Preparing your home to sell

Posted on May 16 2018 - 9:00am by Samantha Clark

The time has come where you’re looking to sell your home, and of course you want to make as much money out of your property and find the right buyer as quickly as possible.  To help you achieve this, before calling the estate agents for valuation/photos to be taken, follow our little guide to preparing your home to sell.

What affects value?

The condition of bathrooms, kitchens, windows and doors plays a major role into the value of your home. But don’t think you have to complete extensive works to put your property on the market to get the most out of it. Simply make sure it all functions as it should; freeing up hinges and handles with WD-40 if needed, filling in gaps in the grout, re-sealing bathtubs, sinks and showers, particularly if mouldy, replace broken lightbulbs and carry out a deep steam clean of ovens, showers, sinks, tubs, cupboards, tiles and windows to ensure that it looks as good as new.

First impressions

Your driveway, front of house and garage are all likely to be the first things a potential buyer sees, whether looking online, driving past or on viewing. So ensure pathways are clear, bins are stowed away, any dead flowers/plants are removed/replaced with fresh ones and consider power-washing driveways, guttering and front of houses to make it look at fresh and clean as possible. You’d also benefit from getting the windows and windowsills cleaned too.

Homey touches

Living Room 2000s

Buyers like to visualise what their home may be like; although their tastes may not be the same as yours it is better to have a house that looks lived in than empty as this may make the house feel cold, unloved and highlight areas of disrepair.  If you’re unable to live in the property, where possible, it is worth leaving furniture and furnishings to help inspire buyers on how to use the space.

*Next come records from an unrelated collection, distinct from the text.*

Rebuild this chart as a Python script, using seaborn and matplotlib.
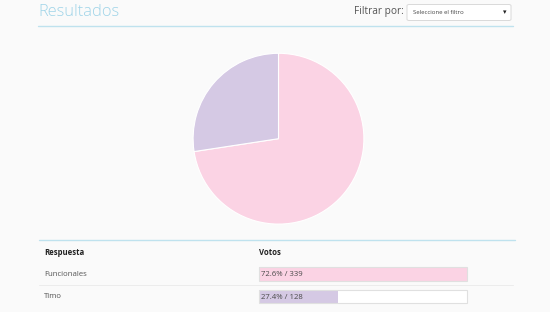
import matplotlib
matplotlib.use("Agg")
import matplotlib.pyplot as plt
from matplotlib.lines import Line2D
from matplotlib.patches import FancyBboxPatch
import seaborn as sns

respuestas = ["Funcionales", "Timo"]
votos = [339, 128]
colores = ["#fbd3e4", "#d5c9e4"]
titulo = "Resultados"
filtro_label = "Filtrar por:"
filtro_valor = "Seleccione el filtro"
col_respuesta = "Respuesta"
col_votos = "Votos"

sns.set_theme(style="white")
plt.rcParams["font.family"] = ["Open Sans", "DejaVu Sans"]

W, H = 550, 312
fig = plt.figure(figsize=(W / 100, H / 100), dpi=100, facecolor="#fafafa")


def fx(x):
    return x / W


def fy(y):
    return 1 - y / H


def hline(x0, x1, y, color, lw):
    fig.add_artist(Line2D([fx(x0), fx(x1)], [fy(y), fy(y)], color=color, lw=lw,
                          transform=fig.transFigure))


# Header
fig.text(fx(38), fy(11.5), titulo, fontsize=11.8, color="#9fd4e8", va="center",
         ha="left", fontweight="light")
fig.text(fx(404), fy(11.5), filtro_label, fontsize=7.3, color="#555555",
         va="center", ha="right")
fig.add_artist(FancyBboxPatch((fx(407), fy(20.5)), fx(104), 16 / H,
                              boxstyle="round,pad=0,rounding_size=0.004",
                              transform=fig.transFigure, facecolor="white",
                              edgecolor="#d9d9d9", lw=0.7))
fig.text(fx(413), fy(12.5), filtro_valor, fontsize=4.3, color="#444444",
         va="center", ha="left")
fig.text(fx(505), fy(12.3), "▾", fontsize=5, color="#222222", va="center",
         ha="center", family=["DejaVu Sans"])
hline(38, 513, 25.5, "#bfe2ee", 1.0)

# Pie
cx, cy, r = 278.5, 138.7, 85.4
axp = fig.add_axes([fx(cx - r), fy(cy + r), 2 * r / W, 2 * r / H])
axp.pie(votos, colors=colores, startangle=90, counterclock=False,
        wedgeprops=dict(edgecolor="white", linewidth=0.8))
axp.set_xlim(-1, 1)
axp.set_ylim(-1, 1)
axp.set_aspect("equal")
axp.axis("off")

# Table
hline(39, 515, 240, "#bfe2ee", 1.0)
fig.text(fx(44), fy(252.3), col_respuesta, fontsize=5.6, color="#222222",
         fontweight="bold", va="center", ha="left")
fig.text(fx(259), fy(252.3), col_votos, fontsize=5.6, color="#222222",
         fontweight="bold", va="center", ha="left")
row_y = [274, 296.7]
for lab, yy in zip(respuestas, row_y):
    fig.text(fx(44), fy(yy), lab, fontsize=5.6, color="#555555", va="center",
             ha="left")
hline(39, 513, 285.3, "#ececec", 0.7)

step = row_y[1] - row_y[0]
x0, x1 = 259, 467
axb = fig.add_axes([fx(x0), fy(row_y[1] + step / 2), (x1 - x0) / W, 2 * step / H])
vmax = max(votos)
bh = 13.3 / step
axb.barh(range(len(votos)), [vmax] * len(votos), height=bh, color="white",
         linewidth=0, zorder=0)
sns.barplot(x=votos, y=respuestas, hue=respuestas, palette=colores, orient="h",
            width=bh, legend=False, ax=axb, zorder=1, linewidth=0, saturation=1)
outl = axb.barh(range(len(votos)), [vmax] * len(votos), height=bh, fill=False,
                edgecolor="#e0e0e0", linewidth=0.8, zorder=2)
for p in outl:
    p.set_clip_on(False)
total = sum(votos)
for i, v in enumerate(votos):
    axb.text(vmax * 0.012, i + 0.02, f"{100 * v / total:.1f}% / {v}", fontsize=5.6,
             color="#4a4a4a", va="center", ha="left", zorder=3)
axb.set_xlim(0, vmax)
axb.set_ylim(len(votos) - 0.5, -0.5)
axb.axis("off")

fig.savefig("out.png", dpi=100, facecolor=fig.get_facecolor())
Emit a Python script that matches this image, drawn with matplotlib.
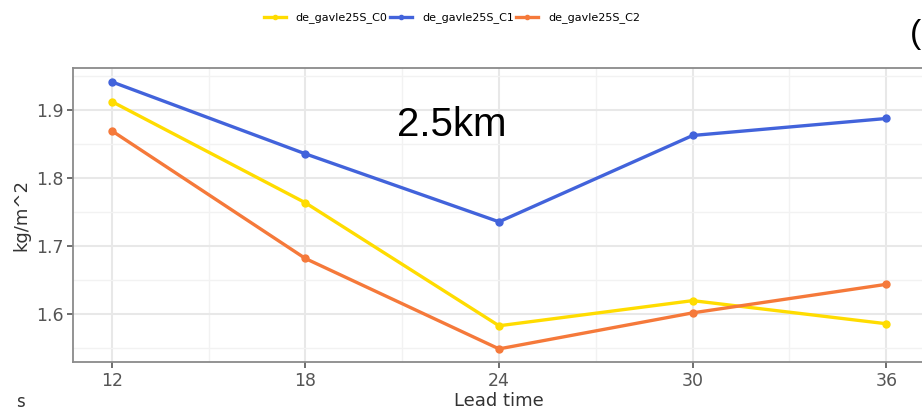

Throws, rugs, furniture, cushions, generic pictures, lamps and books help bring life to a home. A bunch of fresh flowers in reception rooms wouldn’t go amiss either as it’ll give that homey feel.  Oddly, it would be beneficial to store photographs of you and the family and very personal items to help the space to be quite neutral and allow potential buyers envision themselves living there.

Scents also play a big part

The smell of clean laundry, fresh linen, flowers and cleaning products all give that homey, comforting vibe. Of course you don’t want your laundry hanging out to dry when you’ve got viewers coming to see the property so it is worth putting a load on as close to the viewing time as possible and hiding it away whilst they’re over. If you can’t face the stress of it, plugins and diffusers will help you achieve that desired effect.

Before a viewing, pour a liberal amount of fragranced toilet bleach around the bowl to give the illusion of a freshly cleaned bathroom.

Additionally, the smell of freshly baked goods doesn’t go amiss. If you have the time and actually like to bake, test the theory out and bake the morning of a viewing; just be sure to keep a close eye on it whilst baking as you don’t want a burning smell lingering.

Clean and tidy

mow

It can be quite stressful constantly having to clean and tidy your home ready for viewings. During the selling process you may find it beneficial to hire a temporary cleaner to help with the extra load. Alternatively, carrying out a deep clean once a week and staying on top of the cleaning and tidying is beneficial; keep cloths handy to wipe around baths/showers/sinks, staying on top of the washing up by doing it as you go along, doing laundry at breakfast, lunch or after work and heading to the laundrette if you don’t have a drier or the weather is to appalling to hang it out; will all help you stay on top of it all.

Be sure to focus on the garden too; regularly mow the lawn and clear it of leaves and debris and that any garden furniture and pots are nice and clean too.

Touch-ups

Don’t forget that as part of the buying party’s process, your home will go under a thorough investigation by the valuer. They’ll look for potential leaks, mould, damage to property, faulty windows, doors, decking etc. to give a true reflection of the property’s value. If it’s a case of just touching something up, carrying out remedial work beforehand will save a lot of hassle and headaches further down the process. However, if it entails a big and costly job you may be happy to discount the sale value so you don’t incur theses costs. You may already be familiar with the general state of the property from when you purchased it and had your own assessment. If you didn’t take action on the details listed or are aware of a problem or fault, don’t think that you may get away with it, because the valuer is sure to pick up on it and could lead to lengthy re-negotiation or potentially cost you the sale of your property at the crucial moment. Bear in mind there are several categories of review and your buyer could opt to have the most extensive one which may highlight some issues you were unaware of. Of course you don’t need to make compromise on general decoration, as this is down to personal taste; it is a factor of functionality, repairs and costs to do so.